AIM OF THE TASK: Leave out any picture and return the remaining listing below exactly as given.

Dataset entries
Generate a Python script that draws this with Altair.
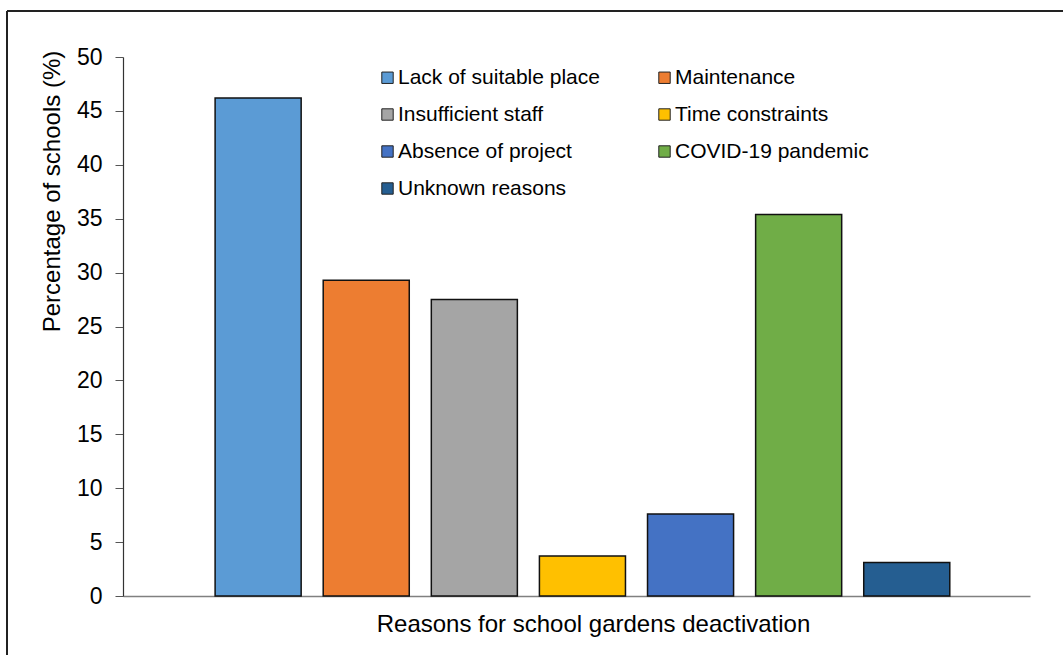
import altair as alt
import pandas as pd

# Reasons reported for deactivating school gardens
reasons = [
    "Lack of suitable place",
    "Maintenance",
    "Insufficient staff",
    "Time constraints",
    "Absence of project",
    "COVID-19 pandemic",
    "Unknown reasons",
]
percent = [46.2, 29.3, 27.5, 3.7, 7.6, 35.4, 3.1]
colors = ["#5B9BD5", "#ED7D31", "#A5A5A5", "#FFC000", "#4472C4", "#70AD47", "#255E91"]

df = pd.DataFrame({"reason": reasons, "pct": percent, "pos": list(range(len(reasons)))})

FONT = "Liberation Sans"
W, H = 907, 539
PAD_L, PAD_T = 123, 57

bars = (
    alt.Chart(df)
    .transform_calculate(lo="datum.pos - 0.398", hi="datum.pos + 0.398")
    .mark_bar(stroke="#111111", strokeWidth=1.5)
    .encode(
        x=alt.X(
            "lo:Q",
            scale=alt.Scale(domain=[-1.25, 7.14], nice=False, zero=False),
            axis=alt.Axis(
                title="Reasons for school gardens deactivation",
                labels=False,
                ticks=False,
                grid=False,
                domainColor="#808080",
                domainWidth=1.5,
                titleFont=FONT,
                titleFontSize=24,
                titleFontWeight="normal",
                titleColor="#000000",
                titleX=470,
                titleY=35,
                titleBaseline="alphabetic",
                titleAlign="center",
                titleAnchor=None,
            ),
        ),
        x2="hi:Q",
        y=alt.Y(
            "pct:Q",
            scale=alt.Scale(domain=[0, 50], nice=False),
            axis=alt.Axis(
                title="Percentage of schools (%)",
                values=list(range(0, 51, 5)),
                grid=False,
                domainColor="#333333",
                domainWidth=1.2,
                tickColor="#555555",
                tickSize=8,
                labelPadding=13,
                labelFont=FONT,
                labelFontSize=23,
                labelColor="#000000",
                titleFont=FONT,
                titleFontSize=24,
                titleFontWeight="normal",
                titleColor="#000000",
                titleX=-64,
                titleY=134,
                titleAngle=-90,
                titleBaseline="alphabetic",
                titleAlign="center",
            ),
        ),
        y2=alt.datum(0),
        fill=alt.Fill(
            "reason:N",
            scale=alt.Scale(domain=reasons, range=colors),
            legend=alt.Legend(
                title=None,
                orient="none",
                direction="horizontal",
                legendX=254,
                legendY=10,
                columns=2,
                columnPadding=54,
                rowPadding=15,
                padding=0,
                symbolType="square",
                symbolSize=130,
                symbolStrokeColor="#222222",
                symbolStrokeWidth=1,
                labelFont=FONT,
                labelFontSize=21,
                labelColor="#000000",
                labelOffset=0,
                labelLimit=400,
            ),
        ),
    )
)

# Frame lines along the top and left edge of the figure
frame_top = alt.Chart(df).mark_rule(color="#222222", strokeWidth=2).encode(
    x=alt.value(7 - PAD_L), x2=alt.value(1063 - PAD_L), y=alt.value(11 - PAD_T)
)
frame_left = alt.Chart(df).mark_rule(color="#222222", strokeWidth=1.5).encode(
    x=alt.value(7 - PAD_L), y=alt.value(11 - PAD_T), y2=alt.value(655 - PAD_T)
)

chart = (
    alt.layer(frame_top, frame_left, bars)
    .properties(
        width=W,
        height=H,
        autosize=alt.AutoSizeParams(type="none"),
        padding={"left": PAD_L, "top": PAD_T, "right": 1063 - PAD_L - W, "bottom": 655 - PAD_T - H},
        background="#ffffff",
    )
    .configure_view(stroke=None)
)

chart.save("out.html", embed_options={"renderer": "svg", "actions": False})
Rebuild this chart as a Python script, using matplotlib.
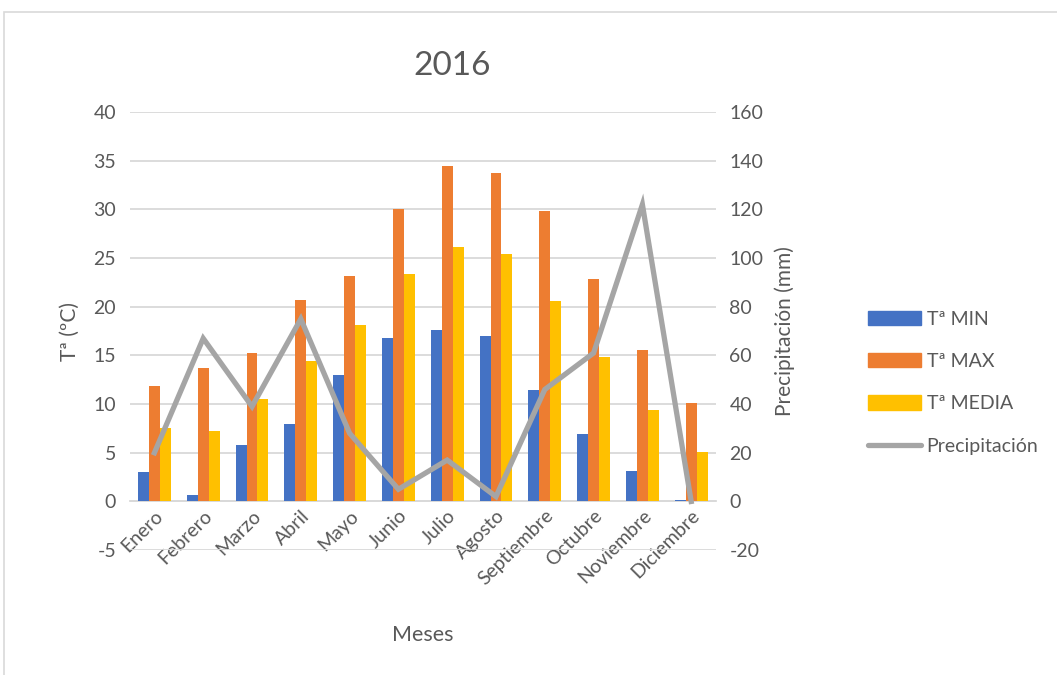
import numpy as np
import matplotlib
matplotlib.use("Agg")
import matplotlib.pyplot as plt
from matplotlib.patches import Rectangle
from matplotlib.lines import Line2D

plt.rcParams['font.family'] = ['Lato', 'DejaVu Sans']
plt.rcParams['axes.unicode_minus'] = False

# data
meses = ["Enero", "Febrero", "Marzo", "Abril", "Mayo", "Junio", "Julio",
         "Agosto", "Septiembre", "Octubre", "Noviembre", "Diciembre"]
t_min = [3.0, 0.7, 5.8, 8.0, 13.0, 16.8, 17.6, 17.0, 11.4, 6.9, 3.1, 0.1]
t_max = [11.9, 13.7, 15.3, 20.7, 23.2, 30.0, 34.5, 33.7, 29.8, 22.8, 15.6, 10.1]
t_media = [7.5, 7.2, 10.5, 14.4, 18.1, 23.4, 26.1, 25.4, 20.6, 14.8, 9.4, 5.1]
precip = [20, 67, 39, 75, 28, 5, 17, 2, 46, 61, 122, 0]

# colours
BLUE = "#4472C4"
ORANGE = "#ED7D31"
YELLOW = "#FFC000"
GREY = "#A5A5A5"
TEXT = "#595959"
GRID = "#D9D9D9"

fig = plt.figure(figsize=(10.57, 6.75), dpi=100)
ax = fig.add_axes([0.123, 0.185, 0.554, 0.649])
ax2 = ax.twinx()

# outer chart border
fig.patches.append(Rectangle((4/1057, -0.01), 1.1, 1 - 12/675 + 0.01,
                             transform=fig.transFigure, fill=False,
                             edgecolor=GRID, linewidth=1.2))

x = np.arange(len(meses))
w = 0.225

ax.bar(x - w, t_min, w, color=BLUE, zorder=3)
ax.bar(x, t_max, w, color=ORANGE, zorder=3)
ax.bar(x + w, t_media, w, color=YELLOW, zorder=3)

ax2.plot(x, precip, color=GREY, linewidth=3.8, solid_joinstyle='miter', zorder=4)

ax.set_xlim(-0.5, len(meses) - 0.5)
ax.set_ylim(-5, 40)
ax.set_yticks(np.arange(-5, 41, 5))
ax2.set_ylim(-20, 160)
ax2.set_yticks(np.arange(-20, 161, 20))

ax.yaxis.grid(True, color=GRID, linewidth=1.3, zorder=0)
ax.set_axisbelow(True)

for a in (ax, ax2):
    for s in ('top', 'left', 'right', 'bottom'):
        a.spines[s].set_visible(False)
    a.tick_params(length=0, labelsize=14, labelcolor=TEXT)

ax.spines['bottom'].set_visible(True)
ax.spines['bottom'].set_position(('data', 0))
ax.spines['bottom'].set_color(GRID)
ax.spines['bottom'].set_linewidth(1.3)

ax.set_xticks(x)
ax.set_xticklabels(meses, rotation=45, ha='right', rotation_mode='anchor')
ax.tick_params(axis='x', pad=4)
ax.tick_params(axis='y', pad=10)
ax2.tick_params(axis='y', pad=10)

ax.set_ylabel("Tª (ºC)", fontsize=15, color=TEXT, labelpad=10)
ax2.set_ylabel("Precipitación (mm)", fontsize=15, color=TEXT, labelpad=8)
fig.text(423/1057, 1 - 635/675, "Meses", fontsize=15.5, color=TEXT,
         ha='center', va='center')
fig.text(452/1057, 1 - 66/675, "2016", fontsize=24, color=TEXT,
         ha='center', va='center')

handles = [
    Rectangle((0, 0), 1, 1, color=BLUE),
    Rectangle((0, 0), 1, 1, color=ORANGE),
    Rectangle((0, 0), 1, 1, color=YELLOW),
    Line2D([0], [0], color=GREY, linewidth=3.8, solid_capstyle='round'),
]
labels = ["Tª MIN", "Tª MAX", "Tª MEDIA", "Precipitación"]
leg = fig.legend(handles, labels, loc='center left',
                 bbox_to_anchor=(0.805, 0.433), frameon=False,
                 fontsize=14, handlelength=2.7, handleheight=0.75,
                 labelspacing=1.3, handletextpad=0.3)
for t in leg.get_texts():
    t.set_color(TEXT)

fig.savefig("out.png", dpi=100)
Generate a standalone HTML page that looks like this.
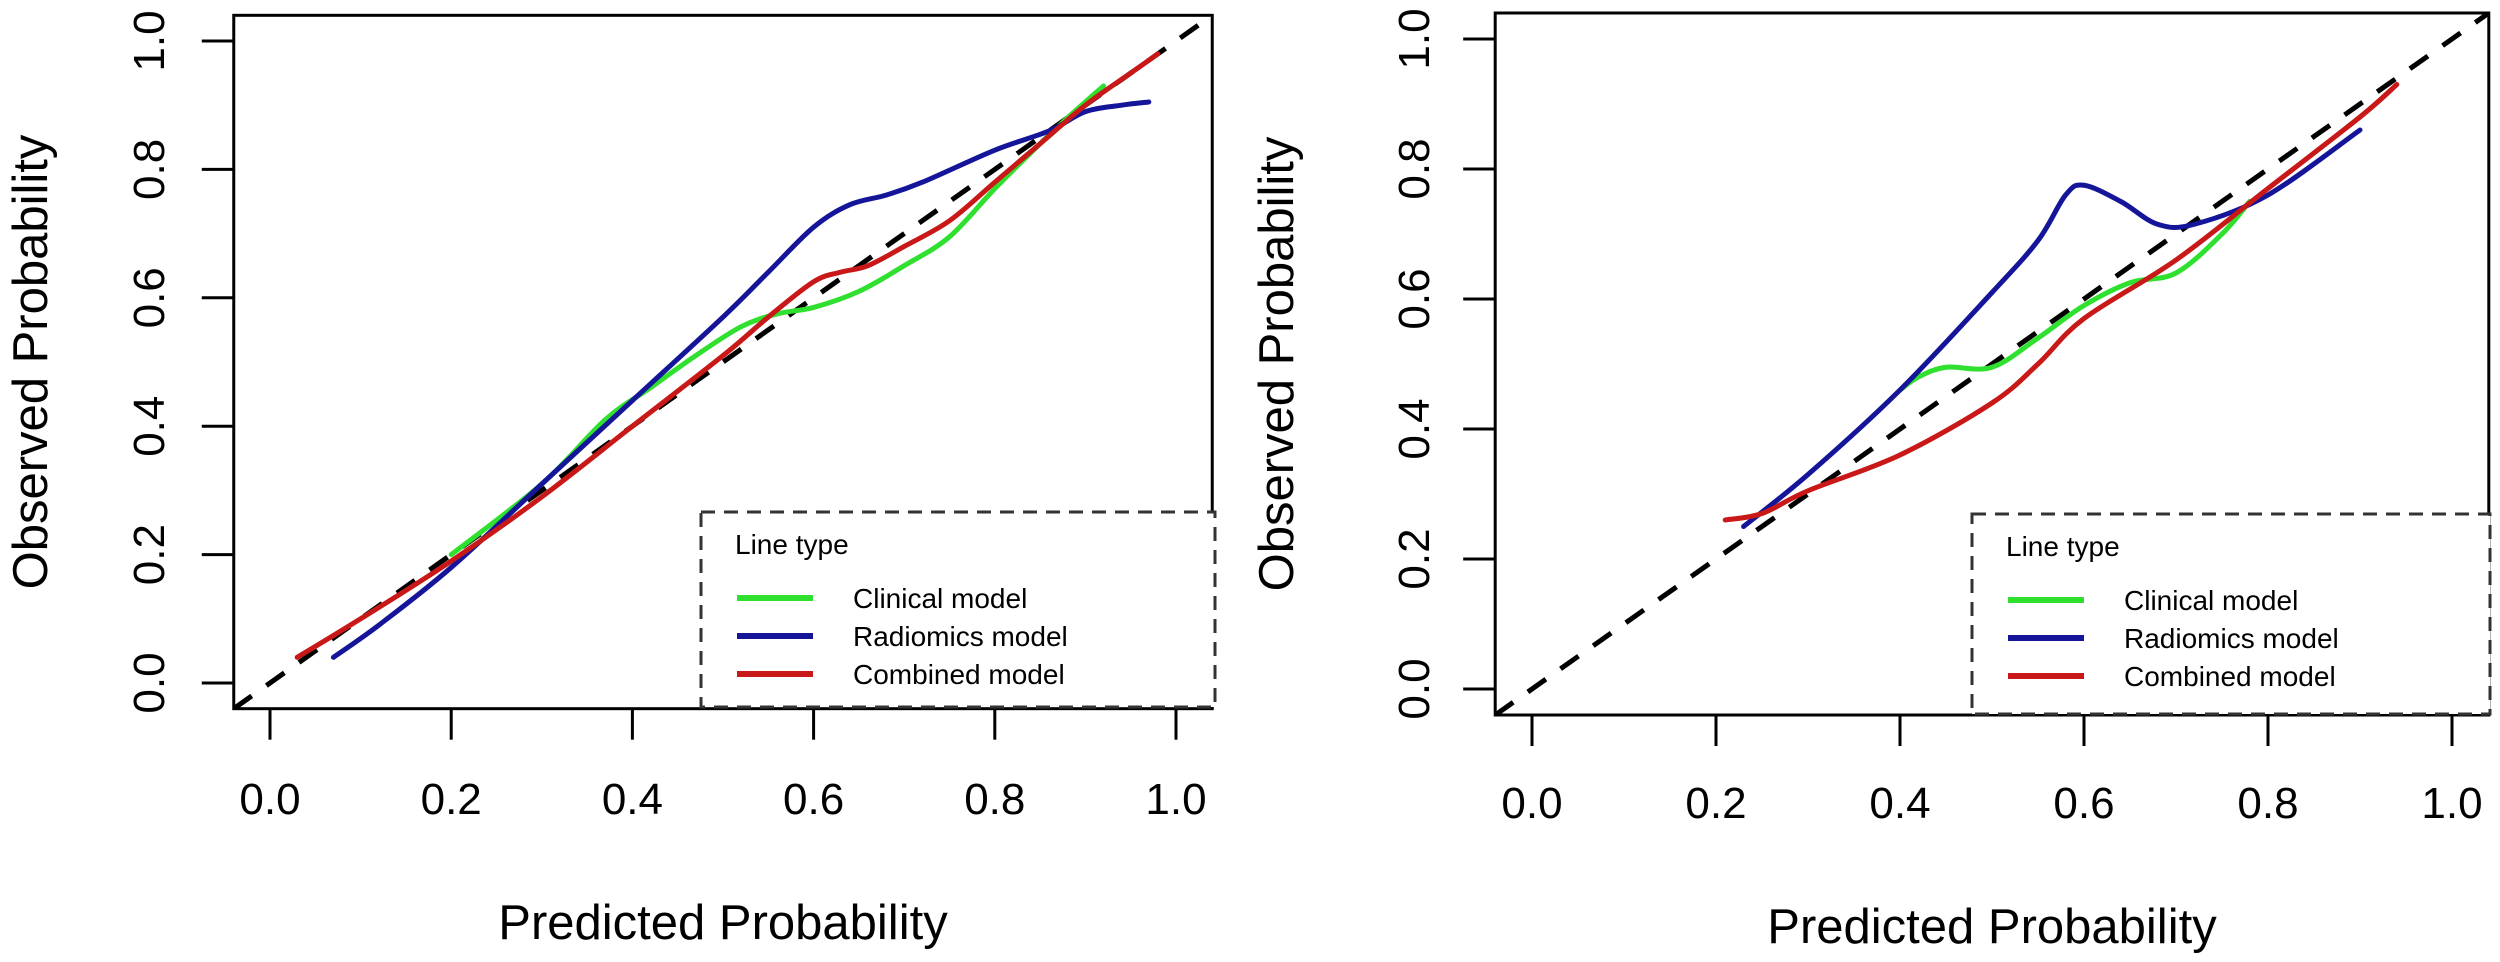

FINAL RESULT:
Generate a Python script that draws this with Altair.
import altair as alt
import pandas as pd

# Reasons reported for deactivating school gardens
reasons = [
    "Lack of suitable place",
    "Maintenance",
    "Insufficient staff",
    "Time constraints",
    "Absence of project",
    "COVID-19 pandemic",
    "Unknown reasons",
]
percent = [46.2, 29.3, 27.5, 3.7, 7.6, 35.4, 3.1]
colors = ["#5B9BD5", "#ED7D31", "#A5A5A5", "#FFC000", "#4472C4", "#70AD47", "#255E91"]

df = pd.DataFrame({"reason": reasons, "pct": percent, "pos": list(range(len(reasons)))})

FONT = "Liberation Sans"
W, H = 907, 539
PAD_L, PAD_T = 123, 57

bars = (
    alt.Chart(df)
    .transform_calculate(lo="datum.pos - 0.398", hi="datum.pos + 0.398")
    .mark_bar(stroke="#111111", strokeWidth=1.5)
    .encode(
        x=alt.X(
            "lo:Q",
            scale=alt.Scale(domain=[-1.25, 7.14], nice=False, zero=False),
            axis=alt.Axis(
                title="Reasons for school gardens deactivation",
                labels=False,
                ticks=False,
                grid=False,
                domainColor="#808080",
                domainWidth=1.5,
                titleFont=FONT,
                titleFontSize=24,
                titleFontWeight="normal",
                titleColor="#000000",
                titleX=470,
                titleY=35,
                titleBaseline="alphabetic",
                titleAlign="center",
                titleAnchor=None,
            ),
        ),
        x2="hi:Q",
        y=alt.Y(
            "pct:Q",
            scale=alt.Scale(domain=[0, 50], nice=False),
            axis=alt.Axis(
                title="Percentage of schools (%)",
                values=list(range(0, 51, 5)),
                grid=False,
                domainColor="#333333",
                domainWidth=1.2,
                tickColor="#555555",
                tickSize=8,
                labelPadding=13,
                labelFont=FONT,
                labelFontSize=23,
                labelColor="#000000",
                titleFont=FONT,
                titleFontSize=24,
                titleFontWeight="normal",
                titleColor="#000000",
                titleX=-64,
                titleY=134,
                titleAngle=-90,
                titleBaseline="alphabetic",
                titleAlign="center",
            ),
        ),
        y2=alt.datum(0),
        fill=alt.Fill(
            "reason:N",
            scale=alt.Scale(domain=reasons, range=colors),
            legend=alt.Legend(
                title=None,
                orient="none",
                direction="horizontal",
                legendX=254,
                legendY=10,
                columns=2,
                columnPadding=54,
                rowPadding=15,
                padding=0,
                symbolType="square",
                symbolSize=130,
                symbolStrokeColor="#222222",
                symbolStrokeWidth=1,
                labelFont=FONT,
                labelFontSize=21,
                labelColor="#000000",
                labelOffset=0,
                labelLimit=400,
            ),
        ),
    )
)

# Frame lines along the top and left edge of the figure
frame_top = alt.Chart(df).mark_rule(color="#222222", strokeWidth=2).encode(
    x=alt.value(7 - PAD_L), x2=alt.value(1063 - PAD_L), y=alt.value(11 - PAD_T)
)
frame_left = alt.Chart(df).mark_rule(color="#222222", strokeWidth=1.5).encode(
    x=alt.value(7 - PAD_L), y=alt.value(11 - PAD_T), y2=alt.value(655 - PAD_T)
)

chart = (
    alt.layer(frame_top, frame_left, bars)
    .properties(
        width=W,
        height=H,
        autosize=alt.AutoSizeParams(type="none"),
        padding={"left": PAD_L, "top": PAD_T, "right": 1063 - PAD_L - W, "bottom": 655 - PAD_T - H},
        background="#ffffff",
    )
    .configure_view(stroke=None)
)

chart.save("out.html", embed_options={"renderer": "svg", "actions": False})
Rebuild this chart as a Python script, using matplotlib.
import numpy as np
import matplotlib
matplotlib.use("Agg")
import matplotlib.pyplot as plt
from matplotlib.patches import Rectangle
from matplotlib.lines import Line2D

plt.rcParams['font.family'] = ['Lato', 'DejaVu Sans']
plt.rcParams['axes.unicode_minus'] = False

# data
meses = ["Enero", "Febrero", "Marzo", "Abril", "Mayo", "Junio", "Julio",
         "Agosto", "Septiembre", "Octubre", "Noviembre", "Diciembre"]
t_min = [3.0, 0.7, 5.8, 8.0, 13.0, 16.8, 17.6, 17.0, 11.4, 6.9, 3.1, 0.1]
t_max = [11.9, 13.7, 15.3, 20.7, 23.2, 30.0, 34.5, 33.7, 29.8, 22.8, 15.6, 10.1]
t_media = [7.5, 7.2, 10.5, 14.4, 18.1, 23.4, 26.1, 25.4, 20.6, 14.8, 9.4, 5.1]
precip = [20, 67, 39, 75, 28, 5, 17, 2, 46, 61, 122, 0]

# colours
BLUE = "#4472C4"
ORANGE = "#ED7D31"
YELLOW = "#FFC000"
GREY = "#A5A5A5"
TEXT = "#595959"
GRID = "#D9D9D9"

fig = plt.figure(figsize=(10.57, 6.75), dpi=100)
ax = fig.add_axes([0.123, 0.185, 0.554, 0.649])
ax2 = ax.twinx()

# outer chart border
fig.patches.append(Rectangle((4/1057, -0.01), 1.1, 1 - 12/675 + 0.01,
                             transform=fig.transFigure, fill=False,
                             edgecolor=GRID, linewidth=1.2))

x = np.arange(len(meses))
w = 0.225

ax.bar(x - w, t_min, w, color=BLUE, zorder=3)
ax.bar(x, t_max, w, color=ORANGE, zorder=3)
ax.bar(x + w, t_media, w, color=YELLOW, zorder=3)

ax2.plot(x, precip, color=GREY, linewidth=3.8, solid_joinstyle='miter', zorder=4)

ax.set_xlim(-0.5, len(meses) - 0.5)
ax.set_ylim(-5, 40)
ax.set_yticks(np.arange(-5, 41, 5))
ax2.set_ylim(-20, 160)
ax2.set_yticks(np.arange(-20, 161, 20))

ax.yaxis.grid(True, color=GRID, linewidth=1.3, zorder=0)
ax.set_axisbelow(True)

for a in (ax, ax2):
    for s in ('top', 'left', 'right', 'bottom'):
        a.spines[s].set_visible(False)
    a.tick_params(length=0, labelsize=14, labelcolor=TEXT)

ax.spines['bottom'].set_visible(True)
ax.spines['bottom'].set_position(('data', 0))
ax.spines['bottom'].set_color(GRID)
ax.spines['bottom'].set_linewidth(1.3)

ax.set_xticks(x)
ax.set_xticklabels(meses, rotation=45, ha='right', rotation_mode='anchor')
ax.tick_params(axis='x', pad=4)
ax.tick_params(axis='y', pad=10)
ax2.tick_params(axis='y', pad=10)

ax.set_ylabel("Tª (ºC)", fontsize=15, color=TEXT, labelpad=10)
ax2.set_ylabel("Precipitación (mm)", fontsize=15, color=TEXT, labelpad=8)
fig.text(423/1057, 1 - 635/675, "Meses", fontsize=15.5, color=TEXT,
         ha='center', va='center')
fig.text(452/1057, 1 - 66/675, "2016", fontsize=24, color=TEXT,
         ha='center', va='center')

handles = [
    Rectangle((0, 0), 1, 1, color=BLUE),
    Rectangle((0, 0), 1, 1, color=ORANGE),
    Rectangle((0, 0), 1, 1, color=YELLOW),
    Line2D([0], [0], color=GREY, linewidth=3.8, solid_capstyle='round'),
]
labels = ["Tª MIN", "Tª MAX", "Tª MEDIA", "Precipitación"]
leg = fig.legend(handles, labels, loc='center left',
                 bbox_to_anchor=(0.805, 0.433), frameon=False,
                 fontsize=14, handlelength=2.7, handleheight=0.75,
                 labelspacing=1.3, handletextpad=0.3)
for t in leg.get_texts():
    t.set_color(TEXT)

fig.savefig("out.png", dpi=100)
Generate a standalone HTML page that looks like this.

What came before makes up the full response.